Soul Proprietor — Jane Pollak
Another book on lifestyle entrepreneurship. The “101 lessons” format is a little forced, but Pollak makes up for it by telling an abundance of good stories.
Speak What We Feel — Frederick Buechner
A deeply thoughtful look at the lives of four great writers, and how the darknesses they faced were reflected in their work. As soon as I saw the writers Buechner chose–Shakespeare, Twain, Chesterton, and Gerard Manley Hopkins–I knew I had to read this.
A Whack on the Side of the Head — Roger von Oech
A classic creativity book that’s been on my read-that-someday list for years. I’m glad I finally read it: few books are both fun and thought-provoking, and this is one of them.

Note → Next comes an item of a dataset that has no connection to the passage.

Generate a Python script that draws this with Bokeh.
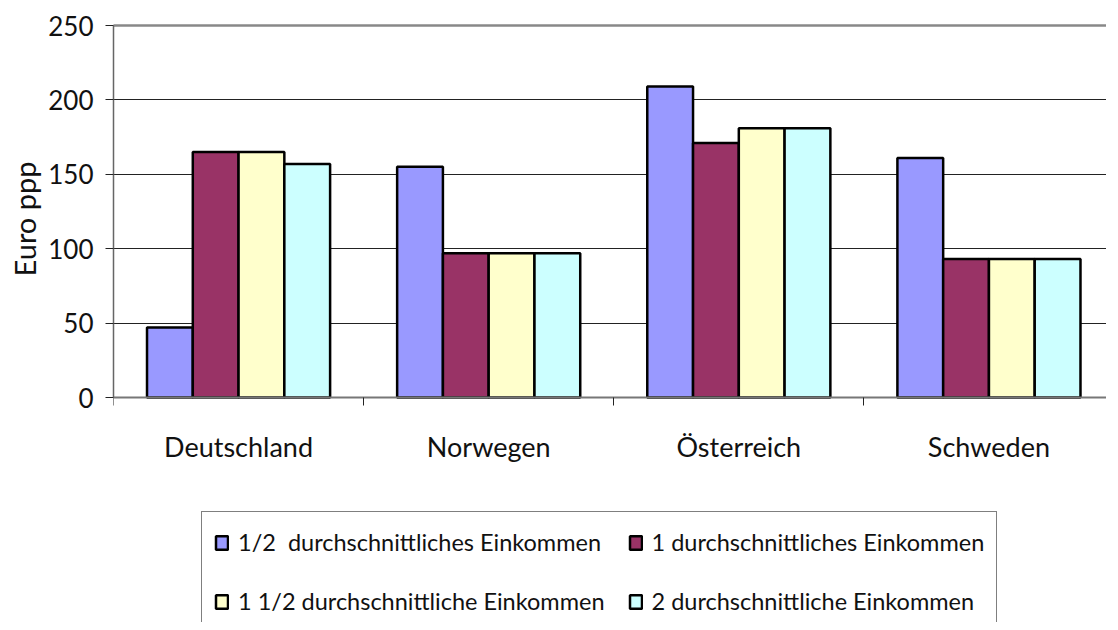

More Ready Than You Realize — Brian McLaren
McLaren tries to reclaim evangelism from its modern distortion into arm-twisting salesmanship. Not a lot here that I haven’t seen elsewhere, but it’s well-presented.
Universal Principles of Design — Lidwell, Holden, & Butler
I tracked this down after reading Don Norman’s glowing review. He’s right, it’s good.
Designing Interfaces — Jenifer Tidwell
A catalog of interface design patterns for software, general enough to apply to both desktop apps and web apps, but specific enough to give useful guidance.